> Instructions to follow
Report how many lines contain the word "this"; answer with the number only.

┌──

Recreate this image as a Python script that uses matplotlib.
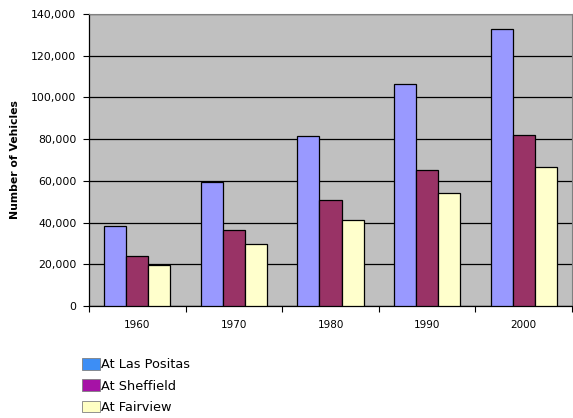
import matplotlib.pyplot as plt
import matplotlib.patches as mpatches
import numpy as np
from matplotlib.ticker import FuncFormatter

plt.rcParams['font.family'] = ['DejaVu Sans']

# vehicle counts by decade at each location
years = ['1960', '1970', '1980', '1990', '2000']
las_positas = [38500, 59300, 81700, 106300, 132800]
sheffield = [23800, 36200, 50700, 65200, 82000]
fairview = [19700, 29800, 41100, 54200, 66600]

series = [('At Las Positas', las_positas, '#9999ff', '#3d8ef5'),
          ('At Sheffield', sheffield, '#993366', '#a612a6'),
          ('At Fairview', fairview, '#ffffcc', '#ffffc4')]

fig = plt.figure(figsize=(5.73, 4.18), dpi=100)
ax = fig.add_axes([0.1553, 0.268, 0.8430, 0.6985])
ax.set_facecolor('#c0c0c0')

x = np.arange(len(years))
w = 0.228
for i, (name, vals, col, _) in enumerate(series):
    ax.bar(x + (i - 1) * w, vals, w, color=col, edgecolor='black', linewidth=0.9, zorder=3)

ax.set_xlim(-0.5, len(years) - 0.5)
ax.set_ylim(0, 140000)
ax.set_yticks(range(0, 140001, 20000))
ax.yaxis.set_major_formatter(FuncFormatter(lambda v, p: f'{int(v):,}'))
ax.grid(axis='y', color='black', linewidth=0.9, zorder=1)

ax.set_xticks(x)
ax.set_xticklabels(years)
ax.set_xticks(np.arange(-0.5, len(years)), minor=True)
ax.tick_params(axis='x', which='major', length=0, pad=10, labelsize=7.5)
ax.tick_params(axis='x', which='minor', length=4, width=0.8)
ax.tick_params(axis='y', length=4, width=0.8, labelsize=7.8, pad=5)

for s in ['top', 'right']:
    ax.spines[s].set_color('#808080')
    ax.spines[s].set_linewidth(0.8)
for s in ['left', 'bottom']:
    ax.spines[s].set_linewidth(0.9)

ax.set_ylabel('Number of Vehicles', fontsize=7.8, fontweight='bold', labelpad=8)

handles = [mpatches.Patch(facecolor=lc, edgecolor='#808080', linewidth=0.6, label=name)
           for name, _, _, lc in series]
fig.legend(handles=handles, loc='upper left', bbox_to_anchor=(0.143, 0.143),
           frameon=False, fontsize=9.3, handlelength=1.38, handleheight=1.0,
           handletextpad=0.1, labelspacing=0.62, borderaxespad=0, borderpad=0)

fig.savefig('out.png', dpi=100)
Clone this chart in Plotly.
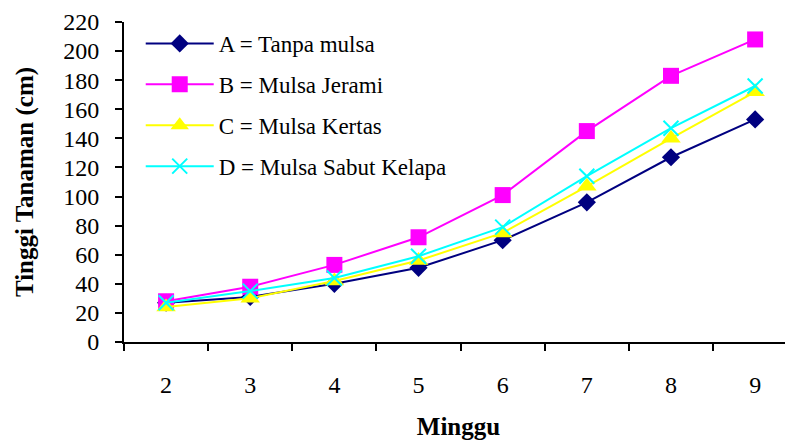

└──

> Written solution
2